Renowned playwright and university don, Prof Francis Imbuga, is dead.
Prof Imbuga died on Sunday night after suffering a stroke in his house in Nairobi.
Kenyatta University vice chancellor Prof Olive Mugenda said the 65-year-old author suffered a stroke at around 8pm in his Kahawa Sukari home.
His family rushed him to the nearby KU dispensary where he was pronounced dead on arrival.
The scholar and thespian has taught at KU for more three decades with a brief stint at the faculty of arts and social sciences Kigali Institute of Education.
The death comes at a time his popular play, 'Betrayal in the City’ had just been re-selected as a literature set book for secondary schools.
It is the fourth time the book, which paints the picture of a repressive leadership in modern Africa, will be studied since it was published in 1988.
Another play he penned, 'Aminata’, has also been studied as a literature set book.
Prof Imbuga’s works have a central message tied along modern and traditional societies and the differences in their value systems.
They also bear a criticism of the ruling regimes in modern African states.
His other titles like 'A Man of Kafira’, and it’s sequel 'The Green Cross of Kafira’ examine the relationship between the church and the nation.
In an interview with the Saturday Nation about a fortnight ago, Prof Imbuga said he had hoped his new play 'The Return of Mgofu’ would have been selected instead of 'Betrayal in the City.’
The play eaxmines ethnic animosity and intolerance in African societies and drew inspiration from the post-election violence that rocked Kenya after the 2007 polls.
Until his death Prof Imbuga was the director, Quality Assurance at Kenyatta University.
He had also served as the chairman of the University’s literature department and the dean at the faculty of arts.
Prof Mugenda said she was saddened by the death of Prof Imbuga: “I have known Prof Imbuga since he started teaching at the university in 1978. He was a friend and a pleasant individual who did his work with commitment and dedication.”
“He supported my work at the university and was always ready to take up assignments wherever I called upon him.

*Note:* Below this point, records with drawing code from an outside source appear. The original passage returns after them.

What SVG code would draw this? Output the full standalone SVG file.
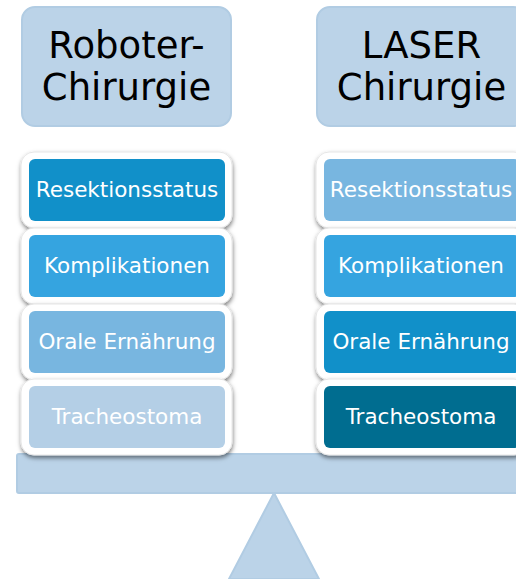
<svg xmlns="http://www.w3.org/2000/svg" width="516" height="579" viewBox="0 0 516 579">
  <defs>
    <filter id="shadow" x="-10%" y="-10%" width="120%" height="140%">
      <feDropShadow dx="0.5" dy="2.5" stdDeviation="2" flood-color="#000" flood-opacity="0.5"/>
    </filter>
  </defs>
  <style>
    .head { fill: #bbd3e8; stroke: #b1cce3; stroke-width: 2; }
    .headtxt { font-family: "DejaVu Sans", Verdana, sans-serif; font-size: 37px; fill: #000; text-anchor: middle; }
    .frame { fill: #ffffff; stroke: #e6e6e6; stroke-width: 1; filter: url(#shadow); }
    .lbl { font-family: "DejaVu Sans", Verdana, sans-serif; font-size: 21.5px; fill: #ffffff; text-anchor: middle; }
    .c1 { fill: #1190c9; }
    .c2 { fill: #35a4e0; }
    .c3 { fill: #78b6e0; }
    .c4 { fill: #b4cfe6; }
    .c5 { fill: #006d90; }
    .beam { fill: #bbd3e8; stroke: #b1cce3; stroke-width: 2; }
  </style>

  <!-- balance: fulcrum and beam -->
  <g id="balance">
    <polygon class="beam" points="274,493 229,579 319,579"/>
    <rect class="beam" x="17" y="454" width="514" height="39" rx="2"/>
  </g>

  <!-- column headers -->
  <g id="head-robot">
    <rect class="head" x="22" y="7" width="209" height="119" rx="13"/>
    <text class="headtxt" x="126.5" y="58">Roboter-</text>
    <text class="headtxt" x="126.5" y="100">Chirurgie</text>
  </g>
  <g id="head-laser">
    <rect class="head" x="317" y="7" width="209" height="119" rx="13"/>
    <text class="headtxt" x="421.5" y="58">LASER</text>
    <text class="headtxt" x="421.5" y="100">Chirurgie</text>
  </g>

  <!-- left column: robotic surgery -->
  <g id="l-resektion">
    <rect class="frame" x="21" y="152" width="211" height="76" rx="13"/>
    <rect class="c1" x="29" y="159" width="196" height="62" rx="6"/>
    <text class="lbl" x="127" y="197">Resektionsstatus</text>
  </g>
  <g id="l-komplikationen">
    <rect class="frame" x="21" y="228" width="211" height="76" rx="13"/>
    <rect class="c2" x="29" y="235" width="196" height="62" rx="6"/>
    <text class="lbl" x="127" y="273">Komplikationen</text>
  </g>
  <g id="l-ernaehrung">
    <rect class="frame" x="21" y="304" width="211" height="76" rx="13"/>
    <rect class="c3" x="29" y="311" width="196" height="62" rx="6"/>
    <text class="lbl" x="127" y="349">Orale Ernährung</text>
  </g>
  <g id="l-tracheostoma">
    <rect class="frame" x="21" y="379" width="211" height="76" rx="13"/>
    <rect class="c4" x="29" y="386" width="196" height="62" rx="6"/>
    <text class="lbl" x="127" y="424">Tracheostoma</text>
  </g>

  <!-- right column: laser surgery -->
  <g id="r-resektion">
    <rect class="frame" x="316" y="152" width="211" height="76" rx="13"/>
    <rect class="c3" x="324" y="159" width="196" height="62" rx="6"/>
    <text class="lbl" x="421" y="197">Resektionsstatus</text>
  </g>
  <g id="r-komplikationen">
    <rect class="frame" x="316" y="228" width="211" height="76" rx="13"/>
    <rect class="c2" x="324" y="235" width="196" height="62" rx="6"/>
    <text class="lbl" x="421" y="273">Komplikationen</text>
  </g>
  <g id="r-ernaehrung">
    <rect class="frame" x="316" y="304" width="211" height="76" rx="13"/>
    <rect class="c1" x="324" y="311" width="196" height="62" rx="6"/>
    <text class="lbl" x="421" y="349">Orale Ernährung</text>
  </g>
  <g id="r-tracheostoma">
    <rect class="frame" x="316" y="379" width="211" height="76" rx="13"/>
    <rect class="c5" x="324" y="386" width="196" height="62" rx="6"/>
    <text class="lbl" x="421" y="424">Tracheostoma</text>
  </g>
</svg>
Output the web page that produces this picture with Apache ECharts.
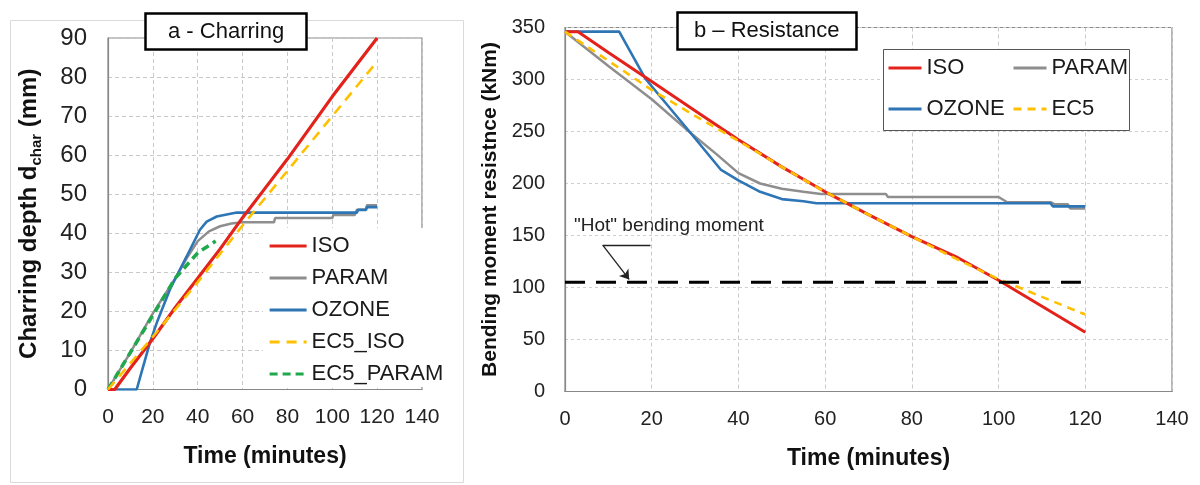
<!DOCTYPE html>
<html>
<head>
  <meta charset="utf-8">
  <style>
    html, body { margin: 0; height: 100%; background: #fff; }
    #container { width: 1200px; height: 485px; }
  </style>
</head>
<body>
  <div id="container"></div>
  <script src="https://cdn.jsdelivr.net/npm/echarts@6.0.0/dist/echarts.min.js"></script>
  <script>
    // a - Charring: [time (min), charring depth (mm)]
    var charIso = [[0, 0], [3, 0], [10, 5.5], [20, 13], [30, 21], [40, 28.5], [50, 36], [60, 44], [70, 51.5], [80, 59], [90, 67], [100, 75], [110, 82.5], [120, 90]];
    var charParam = [[0, 0], [10, 9.5], [20, 19.5], [30, 28.5], [35, 33.5], [40, 38], [45, 40.5], [50, 41.8], [55, 42.5], [60, 42.8], [74, 42.8], [74.5, 43.9], [100, 43.9], [100.5, 44.7], [110, 44.7], [111, 46], [115, 46], [115.5, 47.2], [120, 47.2]];
    var charOzone = [[0, 0], [12.8, 0], [15, 4.5], [18.7, 12], [22, 17.5], [27.6, 25.6], [35, 34], [41, 40.9], [44, 43], [48.5, 44.3], [57.4, 45.3], [111, 45.3], [111.5, 46], [115, 46], [115.5, 46.7], [120, 46.7]];
    var charEc5Iso = [[0, 0], [20, 13.5], [40, 27.5], [60, 42], [80, 56], [100, 70], [120, 84]];
    var charEc5Param = [[0, 0], [10, 9.5], [20, 19], [30, 28.5], [40, 35], [48, 38]];

    // b - Resistance: [time (min), bending moment resistance (kNm)]
    var resIso = [[0, 346], [3, 346], [10, 326], [20, 298], [30, 270], [40, 242], [50, 216], [60, 192], [70, 170], [80, 149], [90, 130], [100, 107], [110, 82], [120, 57]];
    var resParam = [[0, 346], [10, 313], [20, 281], [28, 252], [35, 228], [40, 210], [45, 200], [50, 195], [55, 192], [59, 190], [74, 190], [74.5, 187], [100, 187], [102, 182], [112, 182], [113, 180], [116, 180], [116.5, 176], [120, 176]];
    var resOzone = [[0, 346], [12.5, 346], [18.5, 301], [28.5, 251], [36, 213], [40, 203], [45, 192], [50, 185], [55, 183], [58, 181], [112, 181], [112.5, 178], [120, 178]];
    var resEc5 = [[0, 346], [10, 318], [20, 290], [30, 265], [40, 241], [50, 216], [60, 192], [70, 170], [80, 149], [90, 128], [100, 108], [110, 91], [120, 74]];
    var hotMoment = [[0, 105], [119, 105]];

    var legendA = ['ISO', 'PARAM', 'OZONE', 'EC5_ISO', 'EC5_PARAM'];
    var legendB1 = ['ISO', 'OZONE'];
    var legendB2 = ['PARAM', 'EC5'];

    var RED = '#E3221C', GRAY = '#8E8E8E', BLUE = '#2E75B6', GOLD = '#FFC000', GREEN = '#1FA84C';
    var FONT = 'Liberation Sans, Arial, sans-serif';

    var chart = echarts.init(document.getElementById('container'), null, { renderer: 'canvas' });

    function xAx(idx, margin, size) {
      return {
        type: 'value', gridIndex: idx, min: 0, max: 140, interval: 20,
        name: 'Time (minutes)', nameLocation: 'middle', nameGap: 56,
        nameTextStyle: { fontFamily: FONT, fontSize: 23, fontWeight: 'bold', color: '#111' },
        axisLine: { lineStyle: { color: '#888', width: 1.2 } },
        axisTick: { show: false },
        axisLabel: { margin: margin, fontFamily: FONT, fontSize: size, color: '#222' },
        splitLine: { lineStyle: { color: '#c9c9c9', type: [4, 3] } }
      };
    }

    function lineS(name, data, color, width, dash, xi) {
      return {
        name: name, type: 'line', data: data, xAxisIndex: xi, yAxisIndex: xi,
        showSymbol: false, symbol: 'none', animation: false,
        lineStyle: { color: color, width: width, type: dash || 'solid' },
        itemStyle: { color: color }
      };
    }

    // legend for panel b: two columns, border drawn as a graphic box
    function legB(data, left) {
      return {
        data: data, orient: 'vertical', left: left, top: 56, padding: 0,
        itemWidth: 33, itemHeight: 14, itemGap: 17, z: 6,
        itemStyle: { opacity: 0 }, lineStyle: { width: 3 },
        textStyle: { fontFamily: FONT, fontSize: 22, color: '#1a1a1a', lineHeight: 24 }
      };
    }

    var option = {
      animation: false,
      title: [
        {
          text: 'a - Charring', left: 145, top: 13, padding: [8, 23, 7, 23],
          borderColor: '#000', borderWidth: 2.5, backgroundColor: '#fff',
          textStyle: { fontFamily: FONT, fontSize: 22, fontWeight: 'normal', color: '#111' }
        },
        {
          text: 'b \u2013 Resistance', left: 677, top: 12, padding: [8, 17, 8, 17],
          borderColor: '#000', borderWidth: 2.5, backgroundColor: '#fff',
          textStyle: { fontFamily: FONT, fontSize: 22, fontWeight: 'normal', color: '#111' }
        }
      ],
      legend: [
        {
          data: legendA, orient: 'vertical', left: 263, top: 228,
          padding: [6, 10, 1, 5], itemWidth: 37, itemHeight: 14, itemGap: 8,
          backgroundColor: '#fff', itemStyle: { opacity: 0 }, lineStyle: { width: 3.2 },
          textStyle: { fontFamily: FONT, fontSize: 22, color: '#1a1a1a', lineHeight: 24 }
        },
        legB(legendB1, 887),
        legB(legendB2, 1012)
      ],
      grid: [
        { left: 108, top: 38, width: 314, height: 351.5, show: true, borderColor: '#888', borderWidth: 1.2, outerBoundsMode: 'none' },
        { left: 565, top: 27.5, width: 607, height: 364, show: true, borderColor: '#888', borderWidth: 1.2, outerBoundsMode: 'none' }
      ],
      xAxis: [xAx(0, 17, 21), xAx(1, 18, 20)],
      yAxis: [
        {
          type: 'value', gridIndex: 0, min: 0, max: 90, interval: 10,
          name: '{a|Charring depth d}{s|char}{a| (mm)}', nameLocation: 'middle', nameGap: 64,
          nameTextStyle: {
            fontFamily: FONT, fontSize: 24, fontWeight: 'bold', color: '#111',
            rich: {
              a: { fontFamily: FONT, fontSize: 24, fontWeight: 'bold', color: '#111', lineHeight: 30 },
              s: { fontFamily: FONT, fontSize: 15, fontWeight: 'bold', color: '#111', lineHeight: 12, verticalAlign: 'bottom' }
            }
          },
          axisLine: { show: true, lineStyle: { color: '#888', width: 1.2 } },
          axisTick: { show: false },
          axisLabel: { margin: 21, fontFamily: FONT, fontSize: 24, color: '#222' },
          splitLine: { lineStyle: { color: '#c9c9c9', type: [4, 3] } }
        },
        {
          type: 'value', gridIndex: 1, min: 0, max: 350, interval: 50,
          name: 'Bending moment resistnce (kNm)', nameLocation: 'middle', nameGap: 64,
          nameTextStyle: { fontFamily: FONT, fontSize: 21, fontWeight: 'bold', color: '#111' },
          axisLine: { show: true, lineStyle: { color: '#888', width: 1.2 } },
          axisTick: { show: false },
          axisLabel: { margin: 20, fontFamily: FONT, fontSize: 20, color: '#222' },
          splitLine: { lineStyle: { color: '#cfcfcf', type: [3, 3] } }
        }
      ],
      graphic: [
        {
          type: 'rect', left: 8, top: 18, z: -10, silent: true,
          shape: { width: 453, height: 462 },
          style: { fill: 'none', stroke: '#dadada', lineWidth: 1 }
        },
        {
          type: 'rect', left: 883, top: 49, z: 5, silent: true,
          shape: { width: 246, height: 81 },
          style: { fill: '#fff', stroke: '#555', lineWidth: 1 }
        },
        {
          type: 'text', left: 574, top: 216, silent: true,
          style: { text: '"Hot" bending moment', fontFamily: FONT, fontSize: 19, fill: '#222' }
        }
      ],
      series: [
        lineS('PARAM', charParam, GRAY, 2.5, null, 0),
        lineS('OZONE', charOzone, BLUE, 2.6, null, 0),
        lineS('EC5_PARAM', charEc5Param, GREEN, 3.5, [8, 5], 0),
        lineS('ISO', charIso, RED, 3.2, null, 0),
        lineS('EC5_ISO', charEc5Iso, GOLD, 2.6, [10, 7], 0),

        lineS('PARAM', resParam, GRAY, 2.5, null, 1),
        lineS('OZONE', resOzone, BLUE, 2.6, null, 1),
        lineS('ISO', resIso, RED, 3, null, 1),
        lineS('EC5', resEc5, GOLD, 2.6, [8, 6], 1),
        {
          name: 'Hot', type: 'line', data: hotMoment, xAxisIndex: 1, yAxisIndex: 1,
          showSymbol: false, symbol: 'none',
          lineStyle: { color: '#000', width: 3, type: [20, 11] },
          markLine: {
            silent: true, animation: false, label: { show: false },
            lineStyle: { color: '#222', width: 1.3, type: 'solid' },
            data: [
              [{ coord: [8.7, 140.7], symbol: 'none' }, { coord: [19.7, 140.7], symbol: 'none' }],
              [{ coord: [8.7, 140.7], symbol: 'none' }, { coord: [14.8, 107.8], symbol: 'arrow', symbolSize: 9 }]
            ]
          }
        }
      ]
    };

    chart.setOption(option);
    window.addEventListener('resize', chart.resize);
  </script>
</body>
</html>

Consequently, he chaired many senate committees and headed the directorate of quality assurance for many years.”
The VC noted that Prof Imbuga’s name shall remain a household name in the University and in the literary circles.
Kenya Publishers Association chairman Lawrence Njagi said the book industry had suffered a big blow following the death of the don.
Mr Njagi said Prof Imbuga not only wrote creative works but also taught budding writers how to go about the art.
“Prof Imbuga was instrumental in the development of creative writing in the country. He has left a gap that will not be easy to fill.”
He noted that Prof Imbuga wrote without considering the financial gains that are to be accrued from the venture.
His deputy Simon Sossion said: “It is a very sad day indeed for the Kenyan literary, teaching and publishing fraternity. A great man from whose mind and pen the Kenyan society tapped the unending foundation of incisive social criticism – in most cases potent with humour and sarcasm has fallen.”
Although writing books in Kenya is not a lucrative venture, a writer earns well if his book has been selected as a literature set book in secondary schools.
Besides an initial agreed amount paid to the writer by the publisher of the book, he also earns royalties of 10 per cent for every book that has been sold.
“He was one of Africa’s foremost playwrights. He was a playwright, actor and teachers par excellence. He will be remembered by present and future generations especially scholars, examiners and writers for his artistic,” chief editor Africawide Network James Shimanyula said.
“His use of English language was spiced with new idioms, fascinating images featured in his plays portrayed Imbuga as a rare, rather irreplaceable writer,” Mr Shimanyula.
Mr Shimanyula published Prof Imbuga’s novel 'Miracle of Remera’.